- [TASK INSTRUCTIONS] Repeat all the material exactly; pictures stay out of your copy.

- [STORED DATA]

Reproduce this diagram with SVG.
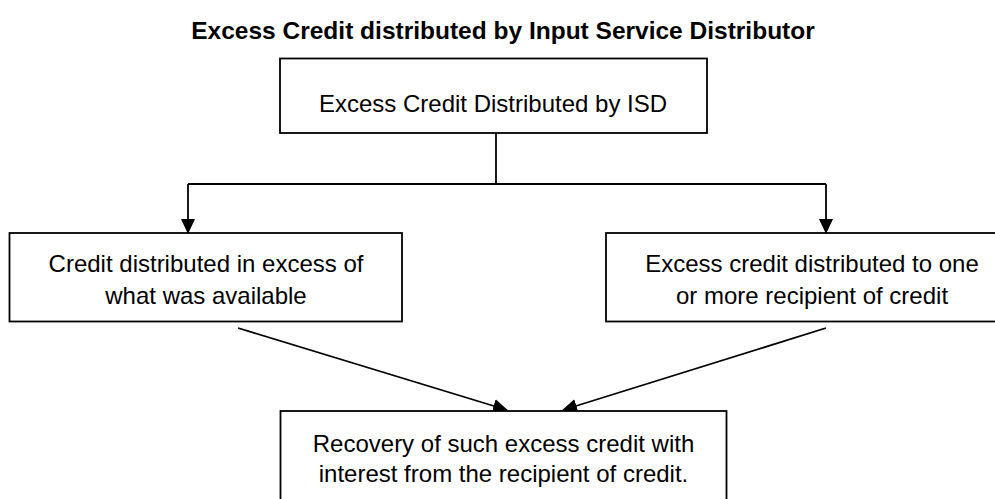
<svg xmlns="http://www.w3.org/2000/svg" width="995" height="499" viewBox="0 0 995 499">
  <style>
    .box { fill: #ffffff; stroke: #000000; stroke-width: 1.8; }
    .lbl { font-family: "Liberation Sans", Arial, sans-serif; font-size: 24px; fill: #000000; text-anchor: middle; }
    .title { font-family: "Liberation Sans", Arial, sans-serif; font-size: 24.5px; font-weight: bold; fill: #000000; text-anchor: middle; }
    .conn { fill: none; stroke: #000000; stroke-width: 1.8; }
  </style>
  <defs>
    <marker id="arrow" viewBox="0 0 15 14" refX="14" refY="7" markerWidth="15" markerHeight="14" markerUnits="userSpaceOnUse" orient="auto">
      <path d="M0,0 L15,7 L0,14 z" fill="#000000"/>
    </marker>
  </defs>
  <rect width="995" height="499" fill="#ffffff"/>

  <text id="title" class="title" x="503" y="39">Excess Credit distributed by Input Service Distributor</text>

  <g id="connectors">
    <line class="conn" x1="496" y1="133" x2="496" y2="184"/>
    <line class="conn" x1="188" y1="184" x2="826" y2="184"/>
    <line class="conn" x1="188" y1="184" x2="188" y2="233" marker-end="url(#arrow)"/>
    <line class="conn" x1="826" y1="184" x2="826" y2="233" marker-end="url(#arrow)"/>
    <line class="conn" x1="238" y1="328" x2="507" y2="410" marker-end="url(#arrow)"/>
    <line class="conn" x1="826" y1="328" x2="563" y2="410" marker-end="url(#arrow)"/>
  </g>

  <g id="node-top">
    <rect class="box" x="280" y="58.5" width="427" height="74.5"/>
    <text class="lbl" x="493" y="112">Excess Credit Distributed by ISD</text>
  </g>

  <g id="node-left">
    <rect class="box" x="9.5" y="233" width="392.5" height="88.5"/>
    <text class="lbl" x="206" y="271.5">Credit distributed in excess of</text>
    <text class="lbl" x="206" y="303.5">what was available</text>
  </g>

  <g id="node-right">
    <rect class="box" x="606" y="233" width="390.5" height="88.5"/>
    <text class="lbl" x="812" y="271.5">Excess credit distributed to one</text>
    <text class="lbl" x="812" y="303.5">or more recipient of credit</text>
  </g>

  <g id="node-bottom">
    <rect class="box" x="280.5" y="411" width="446" height="89.5"/>
    <text class="lbl" x="503.5" y="451.5">Recovery of such excess credit with</text>
    <text class="lbl" x="503.5" y="482">interest from the recipient of credit.</text>
  </g>
</svg>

- [TASK ANSWER]
Reproduce this diagram with SVG.
<svg xmlns="http://www.w3.org/2000/svg" width="995" height="499" viewBox="0 0 995 499">
  <style>
    .box { fill: #ffffff; stroke: #000000; stroke-width: 1.8; }
    .lbl { font-family: "Liberation Sans", Arial, sans-serif; font-size: 24px; fill: #000000; text-anchor: middle; }
    .title { font-family: "Liberation Sans", Arial, sans-serif; font-size: 24.5px; font-weight: bold; fill: #000000; text-anchor: middle; }
    .conn { fill: none; stroke: #000000; stroke-width: 1.8; }
  </style>
  <defs>
    <marker id="arrow" viewBox="0 0 15 14" refX="14" refY="7" markerWidth="15" markerHeight="14" markerUnits="userSpaceOnUse" orient="auto">
      <path d="M0,0 L15,7 L0,14 z" fill="#000000"/>
    </marker>
  </defs>
  <rect width="995" height="499" fill="#ffffff"/>

  <text id="title" class="title" x="503" y="39">Excess Credit distributed by Input Service Distributor</text>

  <g id="connectors">
    <line class="conn" x1="496" y1="133" x2="496" y2="184"/>
    <line class="conn" x1="188" y1="184" x2="826" y2="184"/>
    <line class="conn" x1="188" y1="184" x2="188" y2="233" marker-end="url(#arrow)"/>
    <line class="conn" x1="826" y1="184" x2="826" y2="233" marker-end="url(#arrow)"/>
    <line class="conn" x1="238" y1="328" x2="507" y2="410" marker-end="url(#arrow)"/>
    <line class="conn" x1="826" y1="328" x2="563" y2="410" marker-end="url(#arrow)"/>
  </g>

  <g id="node-top">
    <rect class="box" x="280" y="58.5" width="427" height="74.5"/>
    <text class="lbl" x="493" y="112">Excess Credit Distributed by ISD</text>
  </g>

  <g id="node-left">
    <rect class="box" x="9.5" y="233" width="392.5" height="88.5"/>
    <text class="lbl" x="206" y="271.5">Credit distributed in excess of</text>
    <text class="lbl" x="206" y="303.5">what was available</text>
  </g>

  <g id="node-right">
    <rect class="box" x="606" y="233" width="390.5" height="88.5"/>
    <text class="lbl" x="812" y="271.5">Excess credit distributed to one</text>
    <text class="lbl" x="812" y="303.5">or more recipient of credit</text>
  </g>

  <g id="node-bottom">
    <rect class="box" x="280.5" y="411" width="446" height="89.5"/>
    <text class="lbl" x="503.5" y="451.5">Recovery of such excess credit with</text>
    <text class="lbl" x="503.5" y="482">interest from the recipient of credit.</text>
  </g>
</svg>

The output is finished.